A senior administration official affirmatively stated that the Internet Research Agency “tampered with or altered information in order to interfere in the 2016 U.S. election,” while adding that Thursday’s actions were “just one of a series of ongoing actions we’re taking to target Russian aggression.”
In addition to the Treasury Department’s measures, the Department of Homeland Security and the FBI plan to issue a “joint technical alert” about Russia’s cyber activities targeting U.S. government entities and other sectors including energy, nuclear, aviation, and critical manufacturing.
The Treasury Department’s press release also noted the recent nerve-agent attack on a former Russian spy in the United Kingdom—an attack which the British government and its allies have blamed squarely on Russia—and the NotPetya cyberattack that affected European businesses last year.
“In addition to countering Russia’s malign cyber activity, Treasury continues to pressure Russia for its ongoing efforts to destabilize Ukraine, occupy Crimea, meddle in elections, as well as for its endemic corruption and human rights abuses,” the department wrote in its release. “The recent use of a military-grade nerve agent in an attempt to murder two U.K. citizens further demonstrates the reckless and irresponsible conduct of its government.”
Thursday’s announcement was welcome news to most on Capitol Hill, and lawmakers urged the Trump administration to keep its foot on the gas pedal.
“As our midterm elections approach, we must send a clear message that attacks on our political process will not be tolerated,” said Rep. Ed Royce (R-CA), the chairman of the House Foreign Affairs Committee. “Today’s action, using authorities provided by Congress, are an important step by the administration. But more must be done.”
But Rep. Adam Schiff (D-CA), the top Democrat on the House Intelligence Committee, said Thursday’s announcement was “a grievous disappointment” that “fall[s] far short of what is needed to respond to that attack on our democracy.” He said the administration relied on Mueller’s indictment instead of demonstrating “new work” to “identify those responsible for interference in our electoral process.”

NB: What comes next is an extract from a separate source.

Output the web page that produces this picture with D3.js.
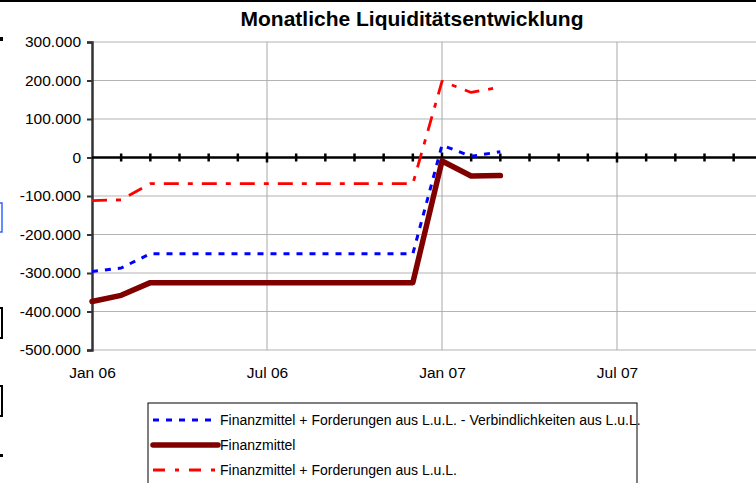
<!DOCTYPE html>
<html>
<head>
<meta charset="utf-8">
<script src="https://cdn.jsdelivr.net/npm/d3@7"></script>
<style>
  body { margin: 0; background: #fff; }
  svg { display: block; }
  svg text { font-family: "Liberation Sans", Arial, sans-serif; }
</style>
</head>
<body>
<div id="chart"></div>
<script>
// month index 0 = Jan 06
var months = [0, 1, 2, 3, 4, 5, 6, 7, 8, 9, 10, 11, 12, 13, 14];
var netto = [-296000, -287000, -250000, -250000, -250000, -250000, -250000, -250000, -250000, -250000, -250000, -250000, 32000, 3000, 15000];
var finanzmittel = [-374000, -358000, -325000, -325000, -325000, -325000, -325000, -325000, -325000, -325000, -325000, -325000, -9000, -48000, -47000];
var forderungen = [-112000, -110000, -68000, -68000, -68000, -68000, -68000, -68000, -68000, -68000, -68000, -68000, 198000, 169000, 183000];
var xTickMonths = [0, 6, 12, 18];
var xTickLabels = ["Jan 06", "Jul 06", "Jan 07", "Jul 07"];
var yTicks = [300000, 200000, 100000, 0, -100000, -200000, -300000, -400000, -500000];
var seriesNames = ["Finanzmittel + Forderungen aus L.u.L. - Verbindlichkeiten aus L.u.L.", "Finanzmittel", "Finanzmittel + Forderungen aus L.u.L."];

var svgWidth = 756;
var svgHeight = 483;
var margin = { left: 92, top: 42 };
var plotBottom = 350;

var svg = d3.select("#chart").append("svg")
  .attr("width", svgWidth)
  .attr("height", svgHeight);

// bits of neighbouring sheet cells on the left edge
svg.append("rect").attr("x", -4).attr("y", 37).attr("width", 7).attr("height", 4).attr("fill", "#000");
svg.append("rect").attr("x", -10).attr("y", 203).attr("width", 12).attr("height", 29)
  .attr("fill", "none").attr("stroke", "#3366ff").attr("stroke-width", 1.5);
svg.append("rect").attr("x", -10).attr("y", 308).attr("width", 12).attr("height", 30)
  .attr("fill", "none").attr("stroke", "#000").attr("stroke-width", 2);
svg.append("rect").attr("x", -10).attr("y", 386).attr("width", 12).attr("height", 30)
  .attr("fill", "none").attr("stroke", "#000").attr("stroke-width", 2);
svg.append("rect").attr("x", 0).attr("y", 454).attr("width", 3).attr("height", 3).attr("fill", "#000");

// top border of chart object
svg.append("line").attr("x1", 0).attr("x2", svgWidth).attr("y1", 1).attr("y2", 1)
  .attr("stroke", "#000").attr("stroke-width", 2);

var x = d3.scaleLinear().domain([0, 24]).range([margin.left, margin.left + 700]);
var y = d3.scaleLinear().domain([-500000, 300000]).range([plotBottom, margin.top]);

var de = d3.formatLocale({ decimal: ",", thousands: ".", grouping: [3], currency: ["", " €"], minus: "-" });
var fmt = de.format(",.0f");

// gridlines
svg.append("g").selectAll("line").data(yTicks).enter().append("line")
  .attr("x1", margin.left).attr("x2", svgWidth)
  .attr("y1", d => y(d)).attr("y2", d => y(d))
  .attr("stroke", "#b4b4b4").attr("stroke-width", 1.2);
svg.append("g").selectAll("line").data(xTickMonths.slice(1)).enter().append("line")
  .attr("x1", d => x(d)).attr("x2", d => x(d))
  .attr("y1", margin.top).attr("y2", plotBottom)
  .attr("stroke", "#a8a8a8").attr("stroke-width", 1);

// y axis
var yAxis = d3.axisLeft(y).tickValues(yTicks).tickFormat(fmt).tickSize(5).tickPadding(6);
var yG = svg.append("g").attr("transform", "translate(" + margin.left + ",0)").call(yAxis);
yG.select(".domain").attr("stroke", "#333").attr("stroke-width", 2.5);
yG.selectAll(".tick line").attr("stroke", "#333").attr("stroke-width", 2);
yG.selectAll("text").attr("font-size", 15.5).attr("fill", "#000");

// x labels at bottom
var xAxis = d3.axisBottom(x).tickValues(xTickMonths).tickFormat((d, i) => xTickLabels[i]).tickSize(0).tickPadding(17);
var xG = svg.append("g").attr("transform", "translate(0," + plotBottom + ")").call(xAxis);
xG.select(".domain").remove();
xG.selectAll("text").attr("font-size", 15.5).attr("fill", "#000");

// zero line with month ticks
svg.append("line").attr("x1", margin.left).attr("x2", svgWidth)
  .attr("y1", y(0)).attr("y2", y(0)).attr("stroke", "#000").attr("stroke-width", 2.5);
svg.append("g").selectAll("line").data(d3.range(1, 25)).enter().append("line")
  .attr("x1", d => x(d)).attr("x2", d => x(d))
  .attr("y1", d => y(0) - (d % 6 === 0 ? 5 : 4))
  .attr("y2", d => y(0) + (d % 6 === 0 ? 5 : 4))
  .attr("stroke", "#000").attr("stroke-width", 2.5);

// series
var styles = [
  { color: "#0000ff", width: 3, dash: "6,7" },
  { color: "#800000", width: 5.5, dash: null },
  { color: "#ff0000", width: 2.8, dash: "15,9,5,9" }
];
var seriesData = [netto, finanzmittel, forderungen];
var line = d3.line().x((d, i) => x(months[i])).y(d => y(d));

[2, 0, 1].forEach(function (k) {
  svg.append("path").datum(seriesData[k])
    .attr("d", line)
    .attr("fill", "none")
    .attr("stroke", styles[k].color)
    .attr("stroke-width", styles[k].width)
    .attr("stroke-dasharray", styles[k].dash)
    .attr("stroke-linecap", k === 1 ? "round" : "butt")
    .attr("stroke-linejoin", "round");
});

// title
svg.append("text").attr("x", 412).attr("y", 26)
  .attr("text-anchor", "middle").attr("font-size", 21).attr("font-weight", "bold")
  .text("Monatliche Liquiditätsentwicklung");

// legend
var legend = svg.append("g");
legend.append("rect").attr("x", 148).attr("y", 403).attr("width", 489).attr("height", 100)
  .attr("fill", "#fff").attr("stroke", "#000").attr("stroke-width", 1);
var rowsY = [420, 445, 470];
seriesNames.forEach(function (name, k) {
  legend.append("line").attr("x1", 153).attr("x2", 218)
    .attr("y1", rowsY[k]).attr("y2", rowsY[k])
    .attr("stroke", styles[k].color).attr("stroke-width", styles[k].width)
    .attr("stroke-dasharray", k === 2 ? "12,10,4,10" : styles[k].dash)
    .attr("stroke-linecap", k === 1 ? "round" : "butt");
  legend.append("text").attr("x", 220).attr("y", rowsY[k] + 5)
    .attr("font-size", 14).text(name);
});
</script>
</body>
</html>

Mnuchin has told lawmakers to expect additional sanctions based on a report the department produced about Russian oligarchs and Kremlin-aligned individuals. The production of that report—a version of which is public while another is classified—was mandated under the CAATSA legislation, but the law does not specifically state that the administration must levy sanctions based on the report. The Treasury Department has not laid out a timetable for a possible announcement of additional punishments targeting the individuals named in the oligarchs report.
—Lachlan Markay contributed reporting.